▶ _EXERCISE INSTRUCTIONS_
Set down the full listing exactly as given. Any pictures are to be left out.

▶ _COLLECTED DATA_
* BEGIN *

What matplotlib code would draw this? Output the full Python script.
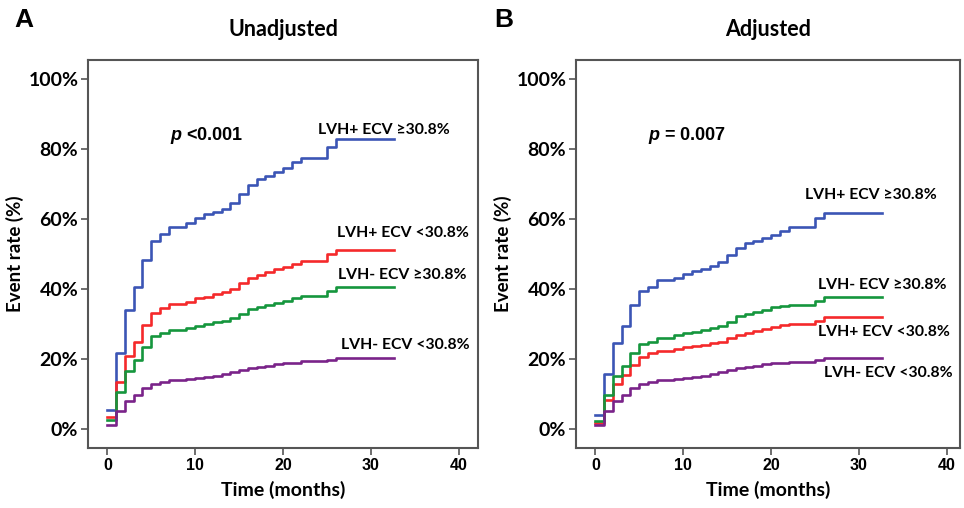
import matplotlib
matplotlib.use("Agg")
import matplotlib.pyplot as plt
from matplotlib.ticker import FuncFormatter

plt.rcParams["mathtext.fontset"] = "custom"
plt.rcParams["mathtext.it"] = "Liberation Sans:italic:bold"
plt.rcParams["mathtext.rm"] = "Liberation Sans:bold"

# step times (months) and end of follow-up
months = [0, 1, 2, 3, 4, 5, 6, 7, 9, 10, 11, 12, 13, 14, 15, 16, 17, 18, 19, 20, 21, 22, 25, 26]
end_month = 32.6

# Panel A: unadjusted event rates (%)
a_blue = [5.5, 21.9, 34.1, 40.6, 48.4, 53.8, 55.7, 57.9, 58.9, 60.3, 61.4, 62.1, 62.9, 64.6,
          67.1, 69.8, 71.5, 72.5, 73.4, 74.6, 76.3, 77.4, 80.7, 82.9]
a_red = [3.6, 13.4, 20.9, 25.0, 29.8, 33.3, 34.6, 35.8, 36.5, 37.4, 37.9, 38.6, 39.1, 40.1,
         41.7, 43.1, 44.1, 44.9, 45.7, 46.5, 47.2, 48.1, 50.1, 51.2]
a_green = [2.7, 10.6, 16.7, 19.8, 23.6, 26.7, 27.6, 28.4, 29.0, 29.6, 30.1, 30.6, 30.9, 31.7,
           32.9, 34.3, 35.0, 35.5, 36.2, 36.7, 37.4, 38.1, 39.5, 40.6]
a_purple = [1.2, 5.2, 8.2, 9.8, 11.7, 13.1, 13.6, 14.1, 14.4, 14.7, 15.0, 15.3, 15.7, 16.3,
            16.9, 17.4, 17.9, 18.2, 18.6, 18.9, 19.1, 19.5, 19.8, 20.5]

# Panel B: adjusted event rates (%)
b_blue = [4.1, 15.8, 24.8, 29.6, 35.5, 39.6, 40.8, 42.7, 43.1, 44.3, 45.2, 45.8, 46.7, 47.9,
          49.8, 51.7, 53.1, 53.8, 54.8, 55.5, 56.8, 57.7, 60.3, 61.9]
b_red = [1.7, 8.4, 13.1, 15.5, 18.4, 20.8, 21.7, 22.5, 22.9, 23.4, 23.8, 24.1, 24.6, 25.0,
         26.0, 27.0, 27.6, 28.1, 28.7, 29.3, 29.8, 30.1, 31.0, 32.2]
b_green = [2.5, 9.8, 15.2, 18.2, 21.7, 24.3, 25.0, 26.2, 27.0, 27.4, 27.9, 28.4, 28.9, 29.6,
           30.8, 32.5, 33.1, 33.6, 34.1, 34.9, 35.3, 35.5, 36.8, 37.9]
b_purple = [1.2, 5.3, 8.2, 9.8, 11.7, 13.1, 13.6, 14.1, 14.4, 14.8, 15.0, 15.3, 15.7, 16.3,
            17.0, 17.4, 17.9, 18.2, 18.6, 18.9, 19.1, 19.3, 19.8, 20.5]

groups = ["LVH+ ECV \u226530.8%", "LVH+ ECV <30.8%", "LVH- ECV \u226530.8%", "LVH- ECV <30.8%"]
colors = ["#3b55b5", "#f5292b", "#15963d", "#7a2389"]

# label anchor (month, %) per group
a_label_pos = [(31.5, 85.5), (33.7, 56.1), (33.6, 44.1), (33.9, 24.1)]
b_label_pos = [(31.4, 66.9), (32.9, 27.9), (32.6, 41.2), (33.3, 16.2)]

LABEL_FONT = "Lato"
NUM_FONT = "Liberation Sans"
FRAME = "#555555"


def draw_panel(ax, series, label_pos, ptext, px, title, xmax):
    for vals, col in zip(series, colors):
        ax.step(months + [end_month], vals + [vals[-1]], where="post",
                color=col, linewidth=1.9)
    for name, (tx, ty) in zip(groups, label_pos):
        ax.text(tx, ty, name, ha="center", va="center", fontsize=11.3,
                fontweight="bold", family=LABEL_FONT, color="black")
    ax.text(px, 84, ptext, ha="left", va="center",
            fontsize=13, fontweight="bold", family=NUM_FONT)

    ax.set_xlim(-2.2, xmax)
    ax.set_ylim(-5.4, 105.5)
    ax.set_xticks([0, 10, 20, 30, 40])
    ax.set_yticks([0, 20, 40, 60, 80, 100])
    ax.yaxis.set_major_formatter(FuncFormatter(lambda v, p: f"{v:.0f}%"))
    for lbl in ax.get_xticklabels():
        lbl.set_fontfamily(NUM_FONT)
        lbl.set_fontweight("bold")
        lbl.set_fontsize(11.5)
    for lbl in ax.get_yticklabels():
        lbl.set_fontfamily(LABEL_FONT)
        lbl.set_fontweight("bold")
        lbl.set_fontsize(14)
    ax.tick_params(axis="both", direction="out", length=5, width=1.2, color=FRAME, pad=2)
    for sp in ax.spines.values():
        sp.set_color(FRAME)
        sp.set_linewidth(1.5)

    ax.set_xlabel("Time (months)", fontsize=14, fontweight="bold", family=LABEL_FONT, labelpad=6)
    ax.set_ylabel("Event rate (%)", fontsize=13.5, fontweight="bold", family=LABEL_FONT, labelpad=3)
    ax.set_title(title, fontsize=15.5, fontweight="bold", family=LABEL_FONT, pad=17)


fig = plt.figure(figsize=(9.64, 5.08), dpi=100)
ax_a = fig.add_axes([0.0913, 0.1175, 0.4046, 0.7644])
ax_b = fig.add_axes([0.5975, 0.1175, 0.3983, 0.7644])

draw_panel(ax_a, [a_blue, a_red, a_green, a_purple], a_label_pos,
           r"$p$ <0.001", 7.1, "Unadjusted", 42.2)
draw_panel(ax_b, [b_blue, b_red, b_green, b_purple], b_label_pos,
           r"$p$ = 0.007", 6.0, "Adjusted", 41.5)

fig.text(0.025, 0.96, "A", fontsize=19, fontweight="bold", family=NUM_FONT, ha="center", va="center")
fig.text(0.523, 0.96, "B", fontsize=19, fontweight="bold", family=NUM_FONT, ha="center", va="center")

fig.savefig("out.png", dpi=100)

* END *

▶ _TASK RESPONSE_
What matplotlib code would draw this? Output the full Python script.
import matplotlib
matplotlib.use("Agg")
import matplotlib.pyplot as plt
from matplotlib.ticker import FuncFormatter

plt.rcParams["mathtext.fontset"] = "custom"
plt.rcParams["mathtext.it"] = "Liberation Sans:italic:bold"
plt.rcParams["mathtext.rm"] = "Liberation Sans:bold"

# step times (months) and end of follow-up
months = [0, 1, 2, 3, 4, 5, 6, 7, 9, 10, 11, 12, 13, 14, 15, 16, 17, 18, 19, 20, 21, 22, 25, 26]
end_month = 32.6

# Panel A: unadjusted event rates (%)
a_blue = [5.5, 21.9, 34.1, 40.6, 48.4, 53.8, 55.7, 57.9, 58.9, 60.3, 61.4, 62.1, 62.9, 64.6,
          67.1, 69.8, 71.5, 72.5, 73.4, 74.6, 76.3, 77.4, 80.7, 82.9]
a_red = [3.6, 13.4, 20.9, 25.0, 29.8, 33.3, 34.6, 35.8, 36.5, 37.4, 37.9, 38.6, 39.1, 40.1,
         41.7, 43.1, 44.1, 44.9, 45.7, 46.5, 47.2, 48.1, 50.1, 51.2]
a_green = [2.7, 10.6, 16.7, 19.8, 23.6, 26.7, 27.6, 28.4, 29.0, 29.6, 30.1, 30.6, 30.9, 31.7,
           32.9, 34.3, 35.0, 35.5, 36.2, 36.7, 37.4, 38.1, 39.5, 40.6]
a_purple = [1.2, 5.2, 8.2, 9.8, 11.7, 13.1, 13.6, 14.1, 14.4, 14.7, 15.0, 15.3, 15.7, 16.3,
            16.9, 17.4, 17.9, 18.2, 18.6, 18.9, 19.1, 19.5, 19.8, 20.5]

# Panel B: adjusted event rates (%)
b_blue = [4.1, 15.8, 24.8, 29.6, 35.5, 39.6, 40.8, 42.7, 43.1, 44.3, 45.2, 45.8, 46.7, 47.9,
          49.8, 51.7, 53.1, 53.8, 54.8, 55.5, 56.8, 57.7, 60.3, 61.9]
b_red = [1.7, 8.4, 13.1, 15.5, 18.4, 20.8, 21.7, 22.5, 22.9, 23.4, 23.8, 24.1, 24.6, 25.0,
         26.0, 27.0, 27.6, 28.1, 28.7, 29.3, 29.8, 30.1, 31.0, 32.2]
b_green = [2.5, 9.8, 15.2, 18.2, 21.7, 24.3, 25.0, 26.2, 27.0, 27.4, 27.9, 28.4, 28.9, 29.6,
           30.8, 32.5, 33.1, 33.6, 34.1, 34.9, 35.3, 35.5, 36.8, 37.9]
b_purple = [1.2, 5.3, 8.2, 9.8, 11.7, 13.1, 13.6, 14.1, 14.4, 14.8, 15.0, 15.3, 15.7, 16.3,
            17.0, 17.4, 17.9, 18.2, 18.6, 18.9, 19.1, 19.3, 19.8, 20.5]

groups = ["LVH+ ECV \u226530.8%", "LVH+ ECV <30.8%", "LVH- ECV \u226530.8%", "LVH- ECV <30.8%"]
colors = ["#3b55b5", "#f5292b", "#15963d", "#7a2389"]

# label anchor (month, %) per group
a_label_pos = [(31.5, 85.5), (33.7, 56.1), (33.6, 44.1), (33.9, 24.1)]
b_label_pos = [(31.4, 66.9), (32.9, 27.9), (32.6, 41.2), (33.3, 16.2)]

LABEL_FONT = "Lato"
NUM_FONT = "Liberation Sans"
FRAME = "#555555"


def draw_panel(ax, series, label_pos, ptext, px, title, xmax):
    for vals, col in zip(series, colors):
        ax.step(months + [end_month], vals + [vals[-1]], where="post",
                color=col, linewidth=1.9)
    for name, (tx, ty) in zip(groups, label_pos):
        ax.text(tx, ty, name, ha="center", va="center", fontsize=11.3,
                fontweight="bold", family=LABEL_FONT, color="black")
    ax.text(px, 84, ptext, ha="left", va="center",
            fontsize=13, fontweight="bold", family=NUM_FONT)

    ax.set_xlim(-2.2, xmax)
    ax.set_ylim(-5.4, 105.5)
    ax.set_xticks([0, 10, 20, 30, 40])
    ax.set_yticks([0, 20, 40, 60, 80, 100])
    ax.yaxis.set_major_formatter(FuncFormatter(lambda v, p: f"{v:.0f}%"))
    for lbl in ax.get_xticklabels():
        lbl.set_fontfamily(NUM_FONT)
        lbl.set_fontweight("bold")
        lbl.set_fontsize(11.5)
    for lbl in ax.get_yticklabels():
        lbl.set_fontfamily(LABEL_FONT)
        lbl.set_fontweight("bold")
        lbl.set_fontsize(14)
    ax.tick_params(axis="both", direction="out", length=5, width=1.2, color=FRAME, pad=2)
    for sp in ax.spines.values():
        sp.set_color(FRAME)
        sp.set_linewidth(1.5)

    ax.set_xlabel("Time (months)", fontsize=14, fontweight="bold", family=LABEL_FONT, labelpad=6)
    ax.set_ylabel("Event rate (%)", fontsize=13.5, fontweight="bold", family=LABEL_FONT, labelpad=3)
    ax.set_title(title, fontsize=15.5, fontweight="bold", family=LABEL_FONT, pad=17)


fig = plt.figure(figsize=(9.64, 5.08), dpi=100)
ax_a = fig.add_axes([0.0913, 0.1175, 0.4046, 0.7644])
ax_b = fig.add_axes([0.5975, 0.1175, 0.3983, 0.7644])

draw_panel(ax_a, [a_blue, a_red, a_green, a_purple], a_label_pos,
           r"$p$ <0.001", 7.1, "Unadjusted", 42.2)
draw_panel(ax_b, [b_blue, b_red, b_green, b_purple], b_label_pos,
           r"$p$ = 0.007", 6.0, "Adjusted", 41.5)

fig.text(0.025, 0.96, "A", fontsize=19, fontweight="bold", family=NUM_FONT, ha="center", va="center")
fig.text(0.523, 0.96, "B", fontsize=19, fontweight="bold", family=NUM_FONT, ha="center", va="center")

fig.savefig("out.png", dpi=100)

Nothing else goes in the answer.